The Internet: As expected net neutrality is
dead, or at the very least on life support.
Yesterday, led by Trump appointee Ajit Pai, a former Verizon executive,
the FCC voted to dismantle net neutrality rules, a move that favors broadband
providers like the phone and cable companies over content providers like
Facebook and Netflix and individual consumers.
Several Democratic legislators are calling for a bill to replace the rules
and the Attorneys General of New York and Washington plan to file suit to stop
the change. They will probably be joined
by several consumer groups and the Internet Association, the group that
represents companies like Google and Facebook. In his continuing effort to
deregulate everything, Trump held one of his heavily staged news conferences
yesterday. He had his staff bring every
stack of paper they could find in Washington, Maryland and Virginia to the
White House. Then with the stacks of
paper standing by his side, Trump bragged about all of the government harming regulations
that he had eliminated to date, failing to mention that most of them were out
of date rules that were due to expire anyway.

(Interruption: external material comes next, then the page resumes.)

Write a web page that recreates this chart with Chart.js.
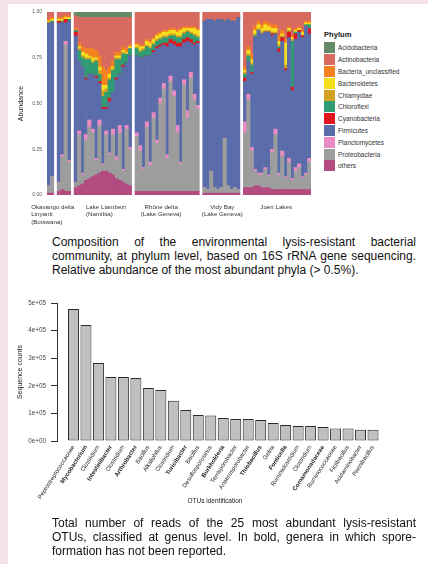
<!DOCTYPE html>
<html>
<head>
<meta charset="utf-8">
<script src="https://cdn.jsdelivr.net/npm/chart.js@4.4.0/dist/chart.umd.min.js"></script>
<style>
  html, body { margin: 0; padding: 0; }
  body { width: 428px; height: 564px; position: relative; overflow: hidden; background: #f4e4e7;
         font-family: "Liberation Sans", Arial, sans-serif; color: #111; }
  #sheet { position: absolute; left: 8px; top: 4px; right: 0; bottom: 0; background: #fff; }
  canvas { position: absolute; left: 0; }
  #phylum { top: 0; }
  #otus { top: 290px; }
  #legend { position: absolute; left: 324px; top: 30px; font-size: 6.5px; color: #333; }
  #legend .ttl { font-weight: bold; font-size: 7.6px; color: #222; height: 12px; }
  #legend .item { height: 11.8px; display: flex; align-items: center; }
  #legend .sw { width: 11px; height: 11px; margin-right: 3px; }
  #xtitle { position: absolute; left: 165px; width: 100px; top: 497px; text-align: center;
            font-size: 6.5px; color: #222; }
  .cap { position: absolute; left: 52px; width: 364px; font-size: 12px; line-height: 14px; }
  .cap div { white-space: nowrap; }
  .cap .j { text-align: justify; text-align-last: justify; white-space: normal; }
</style>
</head>
<body>
<div id="sheet"></div>
<canvas id="phylum" width="320" height="232"></canvas>
<div id="legend"></div>
<div class="cap" style="top:235px">
  <div class="j">Composition of the environmental lysis-resistant bacterial</div>
  <div class="j">community, at phylum level, based on 16S rRNA gene sequencing.</div>
  <div>Relative abundance of the most abundant phyla (&gt; 0.5%).</div>
</div>
<canvas id="otus" width="400" height="222"></canvas>
<div id="xtitle">OTUs identification</div>
<div class="cap" style="top:516px">
  <div class="j">Total number of reads of the 25 most abundant lysis-resistant</div>
  <div class="j">OTUs, classified at genus level. In bold, genera in which spore-</div>
  <div>formation has not been reported.</div>
</div>
<script>
// ---- top chart: relative abundance (%) per sample, by site panel ----
const panelSizes = [2, 4, 17, 19, 11, 20];
const siteNames = [['Okavango delta', 'Linyanti', '(Botswana)'], ['Lake Liambezi', '(Namibia)'],
  ['Rhône delta', '(Lake Geneva)'], ['Vidy Bay', '(Lake Geneva)'], ['Joeri Lakes']];
const sitePanels = [[0, 1], [2], [3], [4], [5]];

const others = [1,1, 2,3,2,2, 4,5,6,8,9,10,11,12,13,13,12,11,9,8,7,6,5,
  2,2,2,2,2,2,2,2,2,2,2,2,2,2,2,2,2,2,2, 1,1,1,1,1,1,1,1,1,1,1,
  4,4,4,5,5,4,4,4,3,3,3,3,3,3,3,3,3,3,3,3];
const proteobacteria = [4,9, 5,18,80,16, 3,28,5,22,28,24,8,26,3,20,10,22,10,26,6,30,20,
  30,22,12,35,14,40,26,48,56,18,60,52,32,15,58,40,62,50,45, 3,2,12,3,2,3,30,4,2,3,2,
  30,48,20,8,6,7,10,6,20,30,8,18,6,15,5,10,12,6,8,15];
const planctomycetes = [0,0, 0,1,2,1, 0,2,1,3,4,2,1,3,1,2,1,3,2,4,1,2,1,
  2,3,1,3,2,3,2,3,3,2,3,3,4,1,3,4,3,3,2, 0,0,0,0,0,0,0,0,0,0,0,
  6,3,2,1,1,1,1,1,2,3,1,3,1,2,1,2,2,1,1,2];
const firmicutes = [89,84, 87,72,10,76, 80,38,58,30,25,30,44,20,30,12,28,20,42,28,56,34,50,
  42,48,60,36,58,33,50,28,21,59,18,25,43,63,20,38,16,27,34, 91,93,83,91,93,92,64,91,92,91,94,
  22,18,40,72,78,76,74,78,62,52,66,60,58,66,48,70,72,76,80,68];
const cyanobacteria = [0,0, 1,0,2,0, 2,0,0,1,0,0,1,1,1,1,2,0,1,0,1,0,0,
  0,0,0,0,0,1,1,1,1,2,2,2,2,2,2,2,2,1,1, 0,0,0,0,0,0,0,0,0,0,0,
  2,0,1,0,0,0,0,0,1,0,2,2,1,3,2,3,1,1,0,3];
const chloroflexi = [0,1, 0,1,0,1, 1,6,5,10,8,6,8,4,6,8,10,12,10,8,6,5,4,
  4,3,4,5,4,3,3,3,3,3,2,3,3,3,3,3,3,4,2, 0,0,0,0,0,0,0,0,0,0,0,
  2,3,4,1,0,0,0,0,0,0,1,0,0,0,25,1,0,0,1,2];
const chlamydiae = [0,0, 0,0,0,0, 0,1,1,1,1,1,1,2,3,2,1,1,1,1,1,0,0,
  1,1,1,1,1,1,1,1,1,1,1,1,1,1,1,1,1,1,1, 0,0,0,0,0,0,0,0,0,0,0,
  1,1,1,1,1,1,1,1,1,1,1,1,2,1,1,0,0,0,0,0];
const bacteroidetes = [1,1, 1,1,1,1, 0,1,2,2,1,2,1,2,3,2,2,1,1,1,1,1,1,
  1,2,1,2,2,2,2,2,2,2,2,2,2,3,2,1,2,3,3, 0,0,0,0,0,0,0,0,0,0,0,
  1,2,2,2,2,2,3,2,2,2,2,1,12,1,1,1,1,2,1,1];
const unclassified = [1,1, 1,1,1,0, 1,2,3,3,4,5,4,6,10,8,4,3,2,2,2,2,1,
  1,1,1,1,1,1,1,1,1,1,1,1,1,1,1,1,1,1,1, 0,0,0,0,0,0,0,0,0,0,0,
  2,2,3,2,2,2,2,2,2,2,3,2,2,1,1,1,1,1,1,1];
const actinobacteria = [4,3, 3,3,2,3, 7,14,16,17,17,17,18,21,27,29,27,24,19,19,16,17,15,
  17,18,18,15,16,14,12,11,10,10,9,9,10,9,8,8,8,8,9, 5,4,4,5,4,4,5,4,5,5,3,
  30,19,23,8,5,7,5,6,7,7,13,10,15,8,13,9,8,10,5,5];
const acidobacteria = [0,0, 0,0,0,0, 2,3,3,3,3,3,3,3,3,3,3,3,3,3,3,3,3,
  0,0,0,0,0,0,0,0,0,0,0,0,0,0,0,0,0,0,0, 0,0,0,0,0,0,0,0,0,0,0,
  0,0,0,0,0,0,0,0,0,0,0,0,0,0,0,0,0,0,0,0];

// legend order (top to bottom); stacking goes the other way
const phyla = [
  ['Acidobacteria', acidobacteria, '#648a68'],
  ['Actinobacteria', actinobacteria, '#d86a60'],
  ['Bacteria_unclassified', unclassified, '#f5821f'],
  ['Bacteroidetes', bacteroidetes, '#f6df1c'],
  ['Chlamydiae', chlamydiae, '#d2a224'],
  ['Chloroflexi', chloroflexi, '#2f9c73'],
  ['Cyanobacteria', cyanobacteria, '#e0161f'],
  ['Firmicutes', firmicutes, '#5a6caa'],
  ['Planctomycetes', planctomycetes, '#ea8bc3'],
  ['Proteobacteria', proteobacteria, '#9d9d9d'],
  ['others', others, '#b34a80']
];

// insert an empty slot between panels
const panelStart = [];
function withGaps(arr) {
  const out = [];
  let k = 0;
  panelSizes.forEach((n, p) => {
    if (p > 0) out.push(null);
    for (let i = 0; i < n; i++) out.push(arr[k++]);
  });
  return out;
}
let pos = 0;
panelSizes.forEach(n => { panelStart.push(pos); pos += n + 1; });
const slots = withGaps(others).map((_, i) => 's' + i);

const legend = document.getElementById('legend');
legend.innerHTML = '<div class="ttl">Phylum</div>' + phyla.map(p =>
  `<div class="item"><span class="sw" style="background:${p[2]}"></span>${p[0]}</div>`).join('');

// small nudges so the site names sit where the original put them
const siteShift = [-6, 3, -6, 1, -1];
const siteLabels = {
  id: 'siteLabels',
  afterDraw(chart) {
    const x = chart.scales.x, ctx = chart.ctx;
    ctx.save();
    ctx.font = '6.2px "Liberation Sans", Arial, sans-serif';
    ctx.fillStyle = '#333';
    ctx.textBaseline = 'middle';
    sitePanels.forEach((ps, i) => {
      const last = ps[ps.length - 1];
      const a = x.getPixelForValue(panelStart[ps[0]]);
      const b = x.getPixelForValue(panelStart[last] + panelSizes[last] - 1);
      const cx = (a + b) / 2 + siteShift[i];
      const lines = siteNames[i];
      const w = Math.max(...lines.map(t => ctx.measureText(t).width));
      lines.forEach((t, j) => {
        const lx = i < 2 ? cx - w / 2 : cx - ctx.measureText(t).width / 2;
        ctx.fillText(t, lx, chart.chartArea.bottom + 12 + j * 7.5);
      });
    });
    ctx.restore();
  }
};

new Chart(document.getElementById('phylum'), {
  type: 'bar',
  data: {
    labels: slots,
    datasets: phyla.slice().reverse().map(p => ({
      label: p[0], data: withGaps(p[1]), backgroundColor: p[2],
      borderWidth: 0, barPercentage: 1, categoryPercentage: 1
    }))
  },
  options: {
    responsive: false,
    animation: false,
    layout: { padding: { left: 0, right: 9, top: 12, bottom: 37 } },
    plugins: { legend: { display: false }, tooltip: { enabled: false } },
    scales: {
      x: { stacked: true, display: false },
      y: {
        stacked: true, min: 0, max: 100,
        afterFit: s => { s.width = 47; },
        grid: { display: false, drawTicks: false },
        border: { display: false },
        ticks: { stepSize: 25, padding: 5, color: '#555', font: { size: 5, family: '"Liberation Sans", Arial' },
                 callback: v => (v / 100).toFixed(2) },
        title: { display: true, text: 'Abundance', color: '#222', padding: { top: 17 },
                 font: { size: 7, family: '"Liberation Sans", Arial' } }
      }
    }
  },
  plugins: [siteLabels]
});

// ---- bottom chart: sequence counts of the 25 most abundant OTUs ----
const otuNames = ['Peptostreptococcaceae', 'Mycobacterium', 'Clostridium', 'Intestinibacter', 'Clostridium',
  'Arthrobacter', 'Bacillus', 'Alkaliphilus', 'Clostridium', 'Turicibacter', 'Bacillus', 'Desulfosporosinus',
  'Burkholderia', 'Terrisporobacter', 'Anaerosporobacter', 'Thiobacillus', 'Gelria', 'Fonticella',
  'Ruminiclostridium', 'Clostridium', 'Comamonadaceae', 'Ruminococcaceae', 'Fictibacillus',
  'Acidaminobacter', 'Paenibacillus'];
const otuCounts = [478000, 420000, 283000, 232000, 232000, 228000, 192000, 185000, 146000, 112000,
  94000, 92000, 83000, 80000, 80000, 76000, 65000, 58000, 54000, 54000, 51000, 45000, 45000, 41000, 41000];
const otuBold = [false, true, false, true, false, true, false, false, false, true, false, false,
  true, false, false, true, false, true, false, false, true, false, false, false, false];
const yTicks = ['0e+00', '1e+05', '2e+05', '3e+05', '4e+05', '5e+05'];

new Chart(document.getElementById('otus'), {
  type: 'bar',
  data: {
    datasets: [{
      data: otuCounts.map((v, i) => ({ x: i + 1, y: v })),
      backgroundColor: '#c0c0c0', borderColor: '#2a2a2a', borderWidth: 1, borderSkipped: false,
      barPercentage: 0.88, categoryPercentage: 1
    }]
  },
  options: {
    responsive: false,
    animation: false,
    layout: { padding: { left: 0, right: 19.5, top: 13, bottom: 0 } },
    plugins: { legend: { display: false }, tooltip: { enabled: false } },
    scales: {
      x: {
        type: 'linear', min: -0.32, max: 25.6, offset: false,
        afterBuildTicks: s => { s.ticks = otuNames.map((_, i) => ({ value: i + 1 })); },
        afterFit: s => { s.height = 71; },
        grid: { display: false, drawTicks: false, offset: false },
        border: { display: false },
        ticks: {
          autoSkip: false, minRotation: 57, maxRotation: 57, padding: 3, color: '#222',
          callback: v => otuNames[v - 1],
          font: c => ({ size: 6, family: '"Liberation Sans", Arial', weight: otuBold[c.index] ? 'bold' : 'normal' })
        }
      },
      y: {
        min: 0, max: 500000,
        afterFit: s => { s.width = 57; },
        grid: { drawOnChartArea: false, drawTicks: true, tickLength: 6, color: '#333' },
        border: { display: true, color: '#333', width: 1 },
        ticks: { stepSize: 100000, padding: 5, color: '#444', font: { size: 6.3, family: '"Liberation Sans", Arial' },
                 callback: (v, i) => yTicks[i] },
        title: { display: true, text: 'Sequence counts', color: '#222', padding: { top: 16 },
                 font: { size: 7, family: '"Liberation Sans", Arial' } }
      }
    }
  }
});
</script>
</body>
</html>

He finished his speech by cutting the “big red ribbon” that had been
tied around all of the papers. A staged reality
moment from the Reality Star in Chief. While
he was performing, the other reality star Omarosa Manigault was promising to
provide the inside scoop on the goings on at the White House, but only after
she receives a big fat book advance. As
to her departure, when asked about diversity at the White House, Sarah Huckabee
Sanders assured the press corps that the White House staff was diverse. With Manigault’s departure, the number of
African American members of the White House staff slips to zero, leaving HUD
Secretary Ben Carson as the only remaining senior African American member of
Trump’s team. Expect to see Carson in
each and every one of Trump’s photo-ops going forward.